GPGPU Chess
About the project
The Thinking Machine 6 powered by SynapseGL backend
What is happening? The artwork is an artificial intelligence program, ready to play chess with the viewer. If the viewer confronts the program, the computer's thought process is sketched on screen as it plays. A map is created from the traces of literally thousands of possible futures as the program tries to decide its best move. Those traces become a key to the invisible lines of force in the game as well as a window into the spirit of a thinking machine.
What do the images mean? When it is your (White's) turn to move, the chess board will gently pulse to show the influence of the various pieces. Each white piece causes light ripples on the squares it attacks; black pieces, in turn, add darker ripples. When the machine (Black) is thinking, a network of curves is overlaid on the board. The curves show potential moves—often several turns in the future—considered by the computer. Orange curves are moves by black; green curves are ones by white. The brighter curves are thought by the program to be better for white.
Why is the computer so [easy/hard] to beat? The chess-playing engine is designed to be at the same level as the average viewer of the piece. If you're a tournament chess player, you would clobber most casual players—and you'll clobber Thinking Machine 4 too. If you barely remember the rules of the game, the artwork may clobber you instead. The chess engine we built is simple and uses only basic algorithms from the 50s (alpha-beta pruning and quiescence search). The program's unconventional initial moves may raise eyebrows among experts: we did not give it an "opening book" of standard lines since we wanted it to think through every position. The goal of the piece is not to make an expert chess-playing program but to lay bare the complex thinking that underlies all strategic thought.

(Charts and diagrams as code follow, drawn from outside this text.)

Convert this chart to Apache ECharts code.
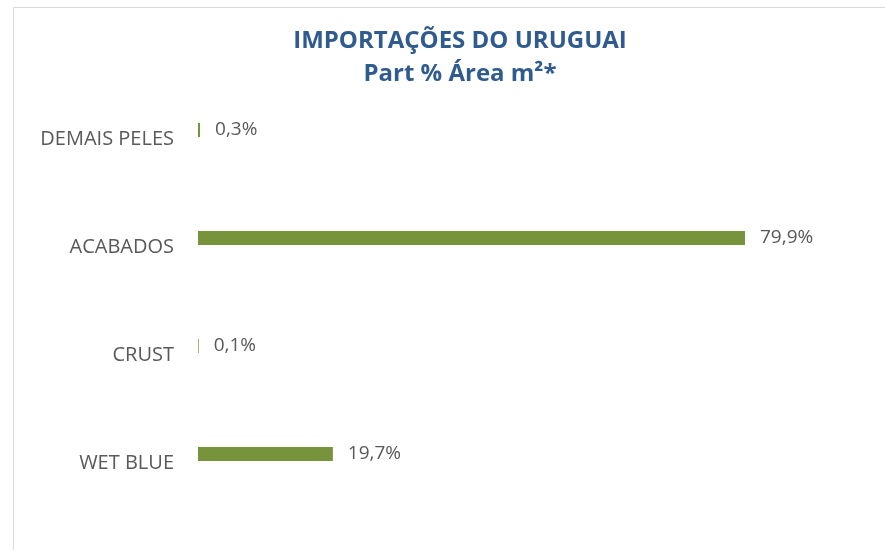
<!DOCTYPE html>
<html>
<head>
<meta charset="utf-8">
<script src="https://cdn.jsdelivr.net/npm/echarts@6/dist/echarts.min.js"></script>
<style>
    body { margin: 0; background: #fff; }
    #frame {
        position: absolute;
        left: 13px;
        top: 7px;
        width: 900px;
        height: 600px;
        border: 1px solid #d9d9d9;
    }
    #chart { position: absolute; left: 0; top: 0; width: 885px; height: 550px; }
</style>
</head>
<body>
<div id="frame"></div>
<div id="chart"></div>
<script>
    // categorias de cima para baixo
    const categories = ['DEMAIS PELES', 'ACABADOS', 'CRUST', 'WET BLUE'];
    const partArea = [0.3, 79.9, 0.1, 19.7];

    const chart = echarts.init(document.getElementById('chart'));
    chart.setOption({
        backgroundColor: 'transparent',
        title: {
            text: 'IMPORTAÇÕES DO URUGUAI\nPart % Área m²*',
            left: 455,
            top: 20,
            textAlign: 'center',
            textStyle: {
                fontFamily: 'Open Sans',
                fontWeight: 'bold',
                fontSize: 24,
                lineHeight: 33,
                color: '#2F5B8F'
            }
        },
        grid: {
            left: 198,
            right: 2.4,
            top: 76,
            bottom: 42
        },
        xAxis: {
            type: 'value',
            min: 0,
            max: 100,
            show: false
        },
        yAxis: {
            type: 'category',
            inverse: true,
            data: categories,
            axisLine: { show: false },
            axisTick: { show: false },
            axisLabel: {
                margin: 24,
                verticalAlign: 'top',
                lineHeight: 19,
                fontFamily: 'Open Sans',
                fontSize: 20,
                color: '#595959'
            }
        },
        series: [{
            type: 'bar',
            data: partArea,
            barWidth: 14,
            itemStyle: { color: '#77933C' },
            label: {
                show: true,
                position: 'right',
                distance: 15,
                fontFamily: 'Open Sans',
                fontSize: 19,
                color: '#595959',
                formatter: p => p.value.toFixed(1).replace('.', ',') + '%'
            }
        }]
    });
</script>
</body>
</html>
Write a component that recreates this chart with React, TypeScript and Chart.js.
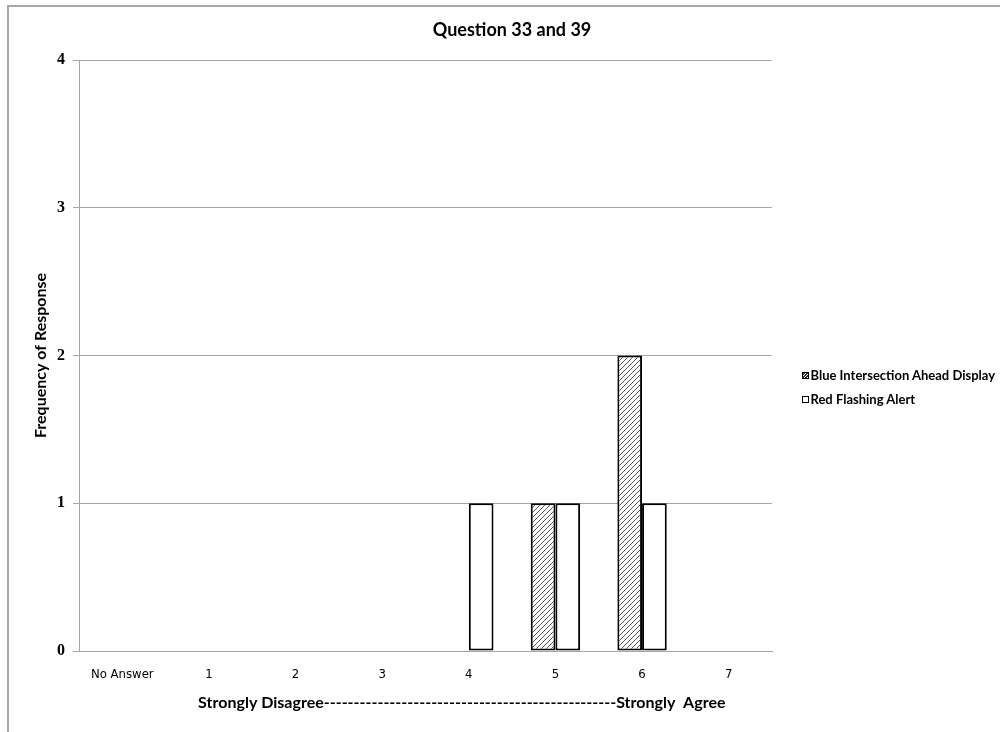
import React, { useEffect, useRef } from "react";
import { Chart, registerables } from "chart.js";

Chart.register(...registerables);

const categories = ["No Answer", "1", "2", "3", "4", "5", "6", "7"];
const blueValues = [0, 0, 0, 0, 0, 1, 2, 0];
const redValues = [0, 0, 0, 0, 1, 1, 1, 0];
const seriesNames = ["Blue Intersection Ahead Display", "Red Flashing Alert"];
const yMin = 0;
const yMax = 4;
const yStep = 1;
const chartTitle = "Question 33 and 39";
const yTitle = "Frequency of Response";
const xTitle =
  "Strongly Disagree-------------------------------------------------Strongly  Agree";

const sansFamily = "Lato, 'Open Sans', sans-serif";

function makeHatch(): CanvasPattern | string {
  const c = document.createElement("canvas");
  c.width = 5;
  c.height = 5;
  const g = c.getContext("2d");
  if (!g) return "#ccc";
  g.fillStyle = "#ffffff";
  g.fillRect(0, 0, 5, 5);
  g.strokeStyle = "#555555";
  g.lineWidth = 1;
  g.beginPath();
  g.moveTo(-1, 6);
  g.lineTo(6, -1);
  g.moveTo(-4, 4);
  g.lineTo(4, -4);
  g.moveTo(1, 9);
  g.lineTo(9, 1);
  g.stroke();
  const p = g.createPattern(c, "repeat");
  return p || "#ccc";
}

const xTitlePlugin = {
  id: "xTitleCentered",
  afterDraw(chart: any) {
    const xs = chart.scales.x;
    if (!xs) return;
    const ctx = chart.ctx;
    const cx = (xs.getPixelForValue(1) + xs.getPixelForValue(7)) / 2 - 7;
    ctx.save();
    ctx.font = `bold 16px ${sansFamily}`;
    ctx.fillStyle = "#000000";
    ctx.textAlign = "center";
    ctx.textBaseline = "middle";
    ctx.fillText(xTitle, cx, xs.top + 52);
    ctx.restore();
  },
};

export default function App() {
  const ref = useRef<HTMLCanvasElement>(null);

  useEffect(() => {
    if (!ref.current) return;
    const hatch = makeHatch();
    const chart = new Chart(ref.current, {
      type: "bar",
      data: {
        labels: categories,
        datasets: [
          {
            label: seriesNames[0],
            data: blueValues,
            backgroundColor: hatch as any,
            borderColor: "#000000",
            borderWidth: 2,
            borderSkipped: false,
            categoryPercentage: 0.57,
            barPercentage: 1,
          },
          {
            label: seriesNames[1],
            data: redValues,
            backgroundColor: "#ffffff",
            borderColor: "#000000",
            borderWidth: 2,
            borderSkipped: false,
            categoryPercentage: 0.57,
            barPercentage: 1,
          },
        ],
      },
      plugins: [xTitlePlugin],
      options: {
        responsive: false,
        animation: false,
        devicePixelRatio: 1,
        layout: { padding: { left: 24, right: 0, top: 0, bottom: 0 } },
        plugins: {
          legend: { display: false },
          tooltip: { enabled: false },
          title: {
            display: true,
            text: chartTitle,
            color: "#000000",
            font: { family: sansFamily, size: 18, weight: "bold", lineHeight: 1.2 },
            padding: { top: 19, bottom: 19.4 },
          },
        },
        scales: {
          x: {
            grid: { display: true, drawOnChartArea: false, drawTicks: false, tickLength: 0, color: "rgba(0,0,0,0)" },
            border: { display: true, color: "#a6a6a6", width: 1 },
            ticks: {
              color: "#000000",
              padding: 16,
              autoSkip: false,
              maxRotation: 0,
              font: { family: "'DejaVu Sans Condensed', 'Liberation Sans Narrow', Lato, sans-serif", size: 13 },
            },
            afterFit: (s: any) => {
              s.height = 81;
            },
          },
          y: {
            min: yMin,
            max: yMax,
            grid: { color: "#a6a6a6", drawTicks: true, tickLength: 6, lineWidth: 1 },
            border: { display: true, color: "#a6a6a6", width: 1 },
            ticks: {
              stepSize: yStep,
              color: "#000000",
              padding: 8,
              font: { family: "'Liberation Serif', 'DejaVu Serif', serif", size: 16, weight: "bold" },
            },
            title: {
              display: true,
              text: yTitle,
              color: "#000000",
              font: { family: sansFamily, size: 16, weight: "bold", lineHeight: 1.2 },
              padding: { top: 7, bottom: 0 },
            },
            afterFit: (s: any) => {
              s.width = 55;
            },
          },
          yR: {
            position: "right",
            display: true,
            grid: { display: false, drawTicks: false },
            border: { display: false },
            ticks: { display: false },
            afterFit: (s: any) => {
              s.width = 228;
            },
          },
        },
      },
    });
    return () => chart.destroy();
  }, []);

  const legendBox = (hatched: boolean): React.CSSProperties => ({
    width: 5,
    height: 5,
    border: "1.5px solid #000",
    marginRight: 1.5,
    background: hatched
      ? "repeating-linear-gradient(-45deg, #ffffff 0px, #ffffff 1.2px, #333333 1.2px, #333333 2.2px)"
      : "#ffffff",
    flex: "0 0 auto",
  });

  return (
    <div
      style={{
        position: "absolute",
        left: 0,
        top: 0,
        width: 1000,
        height: 732,
        overflow: "hidden",
        background: "#ffffff",
      }}
    >
      <div
        style={{
          position: "absolute",
          left: 7,
          top: 5,
          width: 1100,
          height: 800,
          borderLeft: "2px solid #a8a8a8",
          borderTop: "2px solid #a8a8a8",
        }}
      />
      <canvas
        ref={ref}
        width={1000}
        height={732}
        style={{ position: "absolute", left: 0, top: 0, width: 1000, height: 732 }}
      />
      <div
        style={{
          position: "absolute",
          left: 802,
          top: 363,
          fontFamily: sansFamily,
          fontWeight: "bold",
          fontSize: 13,
          color: "#000",
        }}
      >
        {seriesNames.map((n, i) => (
          <div key={n} style={{ display: "flex", alignItems: "center", height: 24, whiteSpace: "nowrap" }}>
            <div style={legendBox(i === 0)} />
            <span>{n}</span>
          </div>
        ))}
      </div>
    </div>
  );
}
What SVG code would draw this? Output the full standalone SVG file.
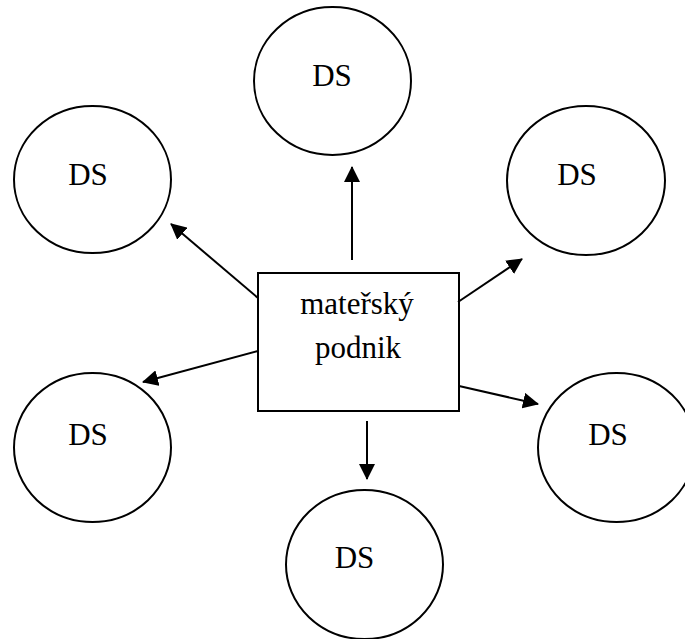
<svg xmlns="http://www.w3.org/2000/svg" width="685" height="639" viewBox="0 0 685 639">
  <style>
    .node { fill: #ffffff; stroke: #000000; stroke-width: 2; }
    .label { font-family: "Liberation Serif", "Times New Roman", serif; font-size: 31px; fill: #000000; text-anchor: middle; }
    .edge { stroke: #000000; stroke-width: 2; fill: none; marker-end: url(#arrow); }
  </style>
  <defs>
    <marker id="arrow" markerUnits="userSpaceOnUse" markerWidth="16" markerHeight="16" refX="15" refY="8" orient="auto">
      <path d="M0,0 L16,8 L0,16 z" fill="#000000"/>
    </marker>
  </defs>
  <rect width="685" height="639" fill="#ffffff"/>

  <!-- parent company -->
  <g id="parent">
    <rect class="node" x="258" y="273" width="201" height="138"/>
    <text class="label" x="357" y="314">mateřský</text>
    <text class="label" x="358" y="358">podnik</text>
  </g>

  <!-- subsidiaries -->
  <g id="ds-top">
    <ellipse class="node" cx="332.5" cy="81" rx="78.5" ry="74"/>
    <text class="label" x="332" y="86">DS</text>
  </g>
  <g id="ds-upper-left">
    <ellipse class="node" cx="92.5" cy="179.5" rx="78.5" ry="73.5"/>
    <text class="label" x="88" y="185">DS</text>
  </g>
  <g id="ds-upper-right">
    <ellipse class="node" cx="586" cy="180.5" rx="79" ry="74.5"/>
    <text class="label" x="577" y="185">DS</text>
  </g>
  <g id="ds-left">
    <ellipse class="node" cx="92.5" cy="447.5" rx="78.5" ry="74.5"/>
    <text class="label" x="88" y="445">DS</text>
  </g>
  <g id="ds-right">
    <ellipse class="node" cx="616.5" cy="447.5" rx="78.5" ry="74.5"/>
    <text class="label" x="608" y="445">DS</text>
  </g>
  <g id="ds-bottom">
    <ellipse class="node" cx="364.5" cy="564.5" rx="78.5" ry="74.5"/>
    <text class="label" x="354.5" y="568">DS</text>
  </g>

  <!-- connectors -->
  <g id="connectors">
    <line class="edge" x1="352" y1="260" x2="352" y2="167"/>
    <line class="edge" x1="258" y1="298" x2="171" y2="224"/>
    <line class="edge" x1="458" y1="302" x2="522" y2="259"/>
    <line class="edge" x1="258" y1="351" x2="143" y2="382"/>
    <line class="edge" x1="459" y1="386" x2="538" y2="404"/>
    <line class="edge" x1="367" y1="421" x2="367" y2="479"/>
  </g>
</svg>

What were Thinking Machines 1, 2, 3, 4, and 5? No. 1, built-in 2002, was an exploratory version that was similar in concept to this but was completely different graphically and technically. No. 2 was an installation that looks like this one; it was shown at the London ICA, 2003, as part of the work of MW2MW show. No. 3 was an improved installation shown at Ars Electronica, 2004, as part of the "Language of Networks" exhibit. A variation (3.1?) is in the permanent collection of the Museum of Modern Art, and appeared in the Design and the Elastic Mind exhibit in 2008. No. 4 was the first internet edition, which appeared on Turbulence in 2004. Very sadly, Turbulence has announced that it will no longer continue, and the technology of No. 4 has in any case become obsolete. No. 5 was intended to be a physical installation, but has not yet been built.
What is the technology behind this? The artwork is written in Javascript, and based on a port of Java code from 2004. Who created this series? Martin Wattenberg and Marek Walczak created the first versions. Johanna Kindvall and Fernanda Viégas contributed to later versions and Ian Andtek created this version using a SynapseGL framework to do the distributed computations.